The general flavor of the score is strongly tilted toward Giddens’s eclectic, possibly limitless interests. Yet the overall feeling is that of simplicity and directness in a thoroughly tonal framework — and I mean that as a compliment, for this is a real folk opera of the type to which George Gershwin aspired when he wrote Porgy. Giddens and Abels don’t try to tug blatantly at the heartstrings (although a song for Owen’s daughter Eliza in Act 2 veers very close to that), and they don’t have to, for we are emotionally moved by the situations presented onstage and the music as is. Nor is there any explicit violence in the staging. The injustices speak for themselves.
Expanding the original production to fit the Pavilion’s expansive stage, director Kaneza Schaal delivered a scheme of streamers, scrims, drapes, and projections filled with Omar’s Arabic writings or awful artifacts from the Old South, like price lists of slaves according to age. The most striking vista was Omar’s jail cell, in which huge drapes containing Omar’s writings went from floor to ceiling in place of prison walls. There were telling little touches, like Omar, upon being converted to Christianity by a turquoise blue-outfitted Owen, being obliged to wear a vest of the same color that, like his new religion, obviously didn’t fit him.

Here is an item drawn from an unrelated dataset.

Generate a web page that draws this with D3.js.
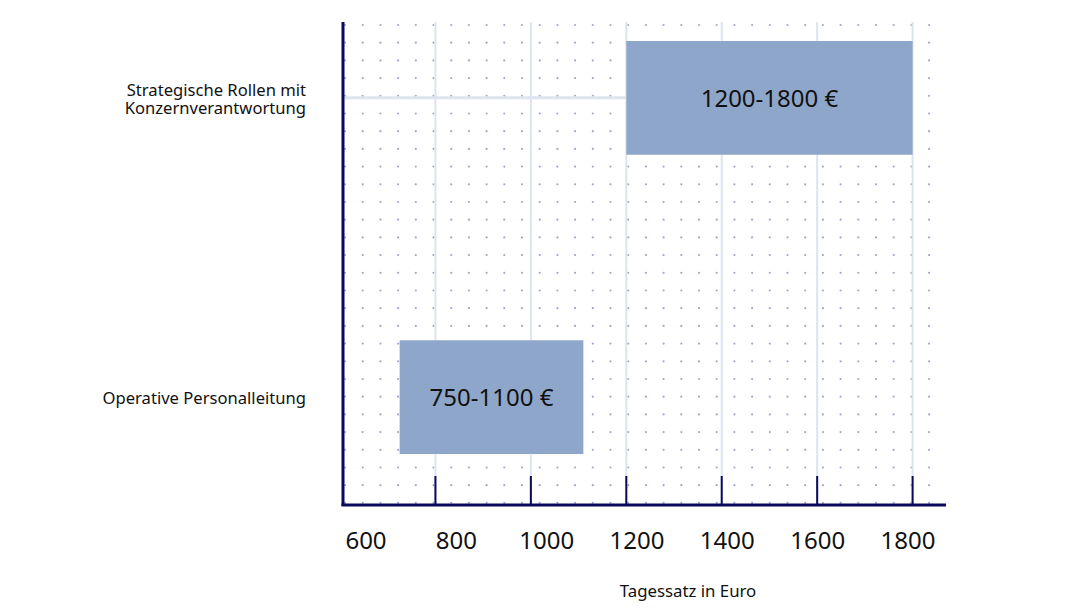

Of the huge cast, one can single out the compassionate mezzo-soprano of Amanda Lynn Bottoms as Fatima, soprano Jacqueline Echols’s all-out operatic rendering of Julie’s big number in Act 2, mezzo-soprano Deepa Johnny’s sweet Eliza, and the ambidextrous ability of Okulitch to take on two diverse characters (Johnson and Owen) as if he were two entirely different singers. There was another instance of doubling up characters to illustrate two sides of a coin — tenor Barry Banks singing both the amoral Auctioneer and Owen’s friend and co-conspirator, Taylor. Kazem Abdullah was the sensitive conductor.
Finally, we come back around to McCorkle, whose role as Omar expands in scope and depth at a steady pace. The tenor started out fairly reticently while his man was the studious scholar in Senegal and gradually built the character, gaining stature and sheer volume on his path forward. It seemed like he was conserving his strength for the expansive finale that Giddens, Abels, and Schaal had prepared for him. First came a soliloquy with a literal and coded Psalm 23, then an amen chorus, with Julie and the spirit of Fatima urging Omar to write his book. The lighting on the rope tree in the background symbolically turned from Christian blue to African orange, the music changed to a percussive dirge, and projections of present-day resonances of America’s past appeared.
And as the orchestra and McCorkle rallied, members of the chorus from around the hall gathered for a grand, emotional finale in surround sound, trying to make a universal statement that transcended religion. I can’t say if they entirely succeeded. But there may not have been a dry eye in the house.